What to do: Write out the listing below without alteration, omitting its pictures.

==== Material provided ====

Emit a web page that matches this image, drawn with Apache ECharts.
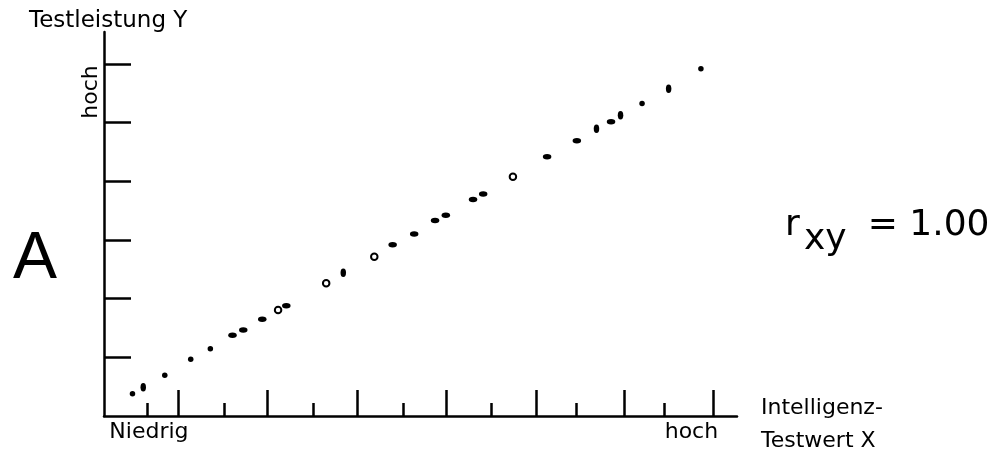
<!DOCTYPE html>
<html><head><meta charset="utf-8">
<script src="https://cdn.jsdelivr.net/npm/echarts@6/dist/echarts.min.js"></script>
<style>html,body{margin:0;padding:0;background:#fff}#c{width:993px;height:449px}</style>
</head><body><div id="c"></div>
<script>
// Data (x: intelligence score 0-100, y: test performance 0-100)
const dotPoints = [[4.5,5.8],[9.6,10.6],[13.7,14.8],[16.8,17.5],[85.0,81.4],[94.3,90.4]];
const wideEllipsePoints = [[20.3,21.0],[22.0,22.4],[25.0,25.2],[28.8,28.7],[45.6,44.6],[49.0,47.4],[52.3,50.9],[54.0,52.3],[58.3,56.4],[59.9,57.8],[70.0,67.5],[74.7,71.7],[80.1,76.6]];
const tallEllipsePoints = [[6.2,7.5],[37.8,37.3],[77.8,74.8],[81.6,78.3],[89.2,85.2]];
const ringPoints = [[27.5,27.6],[35.1,34.6],[42.7,41.5],[64.6,62.3]];
const xLongTicks = [11.8, 25.8, 40.0, 54.0, 68.3, 82.2, 96.2];
const xShortTicks = [6.8, 19.0, 33.0, 47.2, 61.1, 74.6, 88.5];
const yTicks = [15.3, 30.6, 45.8, 61.1, 76.4, 91.7];
const xLabelValues = [7.1, 92.8];
const xLabelTexts = ['Niedrig', 'hoch'];
const yLabelText = 'hoch';
const yTitle = 'Testleistung Y';
const xTitle = 'Intelligenz-\nTestwert X';
const panelLetter = 'A';
const corrText = '= 1.00';

const FONT = '"DejaVu Sans", sans-serif';
const black = '#000';
const lineW = 2.5;

function labelFor(v) {
  let best = 0, d = Infinity;
  xLabelValues.forEach((lv, i) => { if (Math.abs(lv - v) < d) { d = Math.abs(lv - v); best = i; } });
  return xLabelTexts[best];
}

const chart = echarts.init(document.getElementById('c'), null, {renderer: 'canvas'});
const scatterBase = {type: 'scatter', symbol: 'circle', silent: true, itemStyle: {color: black, opacity: 1}, xAxisIndex: 0, yAxisIndex: 0};
chart.setOption({
  animation: false,
  backgroundColor: '#fff',
  grid: {left: 104, right: 256, top: 32, bottom: 33, containLabel: false},
  xAxis: [
    {
      type: 'value', min: 0, max: 100, position: 'bottom',
      axisLine: {show: true, onZero: false, lineStyle: {color: black, width: lineW}},
      axisTick: {show: true, inside: true, length: 26, customValues: xLongTicks, lineStyle: {color: black, width: lineW}},
      axisLabel: {show: true, customValues: xLabelValues, formatter: labelFor, margin: 5,
        fontFamily: FONT, fontSize: 22, color: black},
      splitLine: {show: false}
    },
    {
      type: 'value', min: 0, max: 100, position: 'bottom',
      axisLine: {show: false, onZero: false},
      axisTick: {show: true, inside: true, length: 13, customValues: xShortTicks, lineStyle: {color: black, width: lineW}},
      axisLabel: {show: false},
      splitLine: {show: false}
    }
  ],
  yAxis: {
    type: 'value', min: 0, max: 100,
    axisLine: {show: true, onZero: false, lineStyle: {color: black, width: lineW}},
    axisTick: {show: true, inside: true, length: 27, customValues: yTicks, lineStyle: {color: black, width: lineW}},
    axisLabel: {show: false},
    splitLine: {show: false}
  },
  series: [
    Object.assign({}, scatterBase, {data: dotPoints, symbolSize: 5.5}),
    Object.assign({}, scatterBase, {data: wideEllipsePoints, symbolSize: [8.5, 5.5]}),
    Object.assign({}, scatterBase, {data: tallEllipsePoints, symbolSize: [5.5, 8.5]}),
    Object.assign({}, scatterBase, {data: ringPoints, symbolSize: 6.5,
      itemStyle: {color: '#fff', borderColor: black, borderWidth: 2, opacity: 1}})
  ],
  graphic: [
    {type: 'text', x: 29, y: 21.5, silent: true,
      style: {text: yTitle, fontFamily: FONT, fontSize: 23, fill: black, align: 'left', verticalAlign: 'middle'}},
    {type: 'text', x: 91.5, y: 92, rotation: Math.PI / 2, silent: true,
      style: {text: yLabelText, fontFamily: FONT, fontSize: 22, fill: black, align: 'center', verticalAlign: 'middle'}},
    {type: 'text', x: 35, y: 259.5, silent: true,
      style: {text: panelLetter, fontFamily: '"Liberation Sans", Arial, sans-serif', fontSize: 66, fill: black, align: 'center', verticalAlign: 'middle'}},
    {type: 'text', x: 761, y: 392, silent: true,
      style: {text: xTitle, fontFamily: FONT, fontSize: 22, lineHeight: 33, fill: black, align: 'left', verticalAlign: 'top'}},
    {type: 'text', x: 785, y: 226, silent: true,
      style: {text: 'r', fontFamily: FONT, fontSize: 36, fill: black, align: 'left', verticalAlign: 'middle'}},
    {type: 'text', x: 804, y: 239.3, silent: true,
      style: {text: 'xy', fontFamily: FONT, fontSize: 36, fill: black, align: 'left', verticalAlign: 'middle'}},
    {type: 'text', x: 989.5, y: 226, silent: true,
      style: {text: corrText, fontFamily: FONT, fontSize: 36, fill: black, align: 'right', verticalAlign: 'middle'}}
  ]
});
</script>
</body></html>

====

Worked answer:
Emit a web page that matches this image, drawn with Apache ECharts.
<!DOCTYPE html>
<html><head><meta charset="utf-8">
<script src="https://cdn.jsdelivr.net/npm/echarts@6/dist/echarts.min.js"></script>
<style>html,body{margin:0;padding:0;background:#fff}#c{width:993px;height:449px}</style>
</head><body><div id="c"></div>
<script>
// Data (x: intelligence score 0-100, y: test performance 0-100)
const dotPoints = [[4.5,5.8],[9.6,10.6],[13.7,14.8],[16.8,17.5],[85.0,81.4],[94.3,90.4]];
const wideEllipsePoints = [[20.3,21.0],[22.0,22.4],[25.0,25.2],[28.8,28.7],[45.6,44.6],[49.0,47.4],[52.3,50.9],[54.0,52.3],[58.3,56.4],[59.9,57.8],[70.0,67.5],[74.7,71.7],[80.1,76.6]];
const tallEllipsePoints = [[6.2,7.5],[37.8,37.3],[77.8,74.8],[81.6,78.3],[89.2,85.2]];
const ringPoints = [[27.5,27.6],[35.1,34.6],[42.7,41.5],[64.6,62.3]];
const xLongTicks = [11.8, 25.8, 40.0, 54.0, 68.3, 82.2, 96.2];
const xShortTicks = [6.8, 19.0, 33.0, 47.2, 61.1, 74.6, 88.5];
const yTicks = [15.3, 30.6, 45.8, 61.1, 76.4, 91.7];
const xLabelValues = [7.1, 92.8];
const xLabelTexts = ['Niedrig', 'hoch'];
const yLabelText = 'hoch';
const yTitle = 'Testleistung Y';
const xTitle = 'Intelligenz-\nTestwert X';
const panelLetter = 'A';
const corrText = '= 1.00';

const FONT = '"DejaVu Sans", sans-serif';
const black = '#000';
const lineW = 2.5;

function labelFor(v) {
  let best = 0, d = Infinity;
  xLabelValues.forEach((lv, i) => { if (Math.abs(lv - v) < d) { d = Math.abs(lv - v); best = i; } });
  return xLabelTexts[best];
}

const chart = echarts.init(document.getElementById('c'), null, {renderer: 'canvas'});
const scatterBase = {type: 'scatter', symbol: 'circle', silent: true, itemStyle: {color: black, opacity: 1}, xAxisIndex: 0, yAxisIndex: 0};
chart.setOption({
  animation: false,
  backgroundColor: '#fff',
  grid: {left: 104, right: 256, top: 32, bottom: 33, containLabel: false},
  xAxis: [
    {
      type: 'value', min: 0, max: 100, position: 'bottom',
      axisLine: {show: true, onZero: false, lineStyle: {color: black, width: lineW}},
      axisTick: {show: true, inside: true, length: 26, customValues: xLongTicks, lineStyle: {color: black, width: lineW}},
      axisLabel: {show: true, customValues: xLabelValues, formatter: labelFor, margin: 5,
        fontFamily: FONT, fontSize: 22, color: black},
      splitLine: {show: false}
    },
    {
      type: 'value', min: 0, max: 100, position: 'bottom',
      axisLine: {show: false, onZero: false},
      axisTick: {show: true, inside: true, length: 13, customValues: xShortTicks, lineStyle: {color: black, width: lineW}},
      axisLabel: {show: false},
      splitLine: {show: false}
    }
  ],
  yAxis: {
    type: 'value', min: 0, max: 100,
    axisLine: {show: true, onZero: false, lineStyle: {color: black, width: lineW}},
    axisTick: {show: true, inside: true, length: 27, customValues: yTicks, lineStyle: {color: black, width: lineW}},
    axisLabel: {show: false},
    splitLine: {show: false}
  },
  series: [
    Object.assign({}, scatterBase, {data: dotPoints, symbolSize: 5.5}),
    Object.assign({}, scatterBase, {data: wideEllipsePoints, symbolSize: [8.5, 5.5]}),
    Object.assign({}, scatterBase, {data: tallEllipsePoints, symbolSize: [5.5, 8.5]}),
    Object.assign({}, scatterBase, {data: ringPoints, symbolSize: 6.5,
      itemStyle: {color: '#fff', borderColor: black, borderWidth: 2, opacity: 1}})
  ],
  graphic: [
    {type: 'text', x: 29, y: 21.5, silent: true,
      style: {text: yTitle, fontFamily: FONT, fontSize: 23, fill: black, align: 'left', verticalAlign: 'middle'}},
    {type: 'text', x: 91.5, y: 92, rotation: Math.PI / 2, silent: true,
      style: {text: yLabelText, fontFamily: FONT, fontSize: 22, fill: black, align: 'center', verticalAlign: 'middle'}},
    {type: 'text', x: 35, y: 259.5, silent: true,
      style: {text: panelLetter, fontFamily: '"Liberation Sans", Arial, sans-serif', fontSize: 66, fill: black, align: 'center', verticalAlign: 'middle'}},
    {type: 'text', x: 761, y: 392, silent: true,
      style: {text: xTitle, fontFamily: FONT, fontSize: 22, lineHeight: 33, fill: black, align: 'left', verticalAlign: 'top'}},
    {type: 'text', x: 785, y: 226, silent: true,
      style: {text: 'r', fontFamily: FONT, fontSize: 36, fill: black, align: 'left', verticalAlign: 'middle'}},
    {type: 'text', x: 804, y: 239.3, silent: true,
      style: {text: 'xy', fontFamily: FONT, fontSize: 36, fill: black, align: 'left', verticalAlign: 'middle'}},
    {type: 'text', x: 989.5, y: 226, silent: true,
      style: {text: corrText, fontFamily: FONT, fontSize: 36, fill: black, align: 'right', verticalAlign: 'middle'}}
  ]
});
</script>
</body></html>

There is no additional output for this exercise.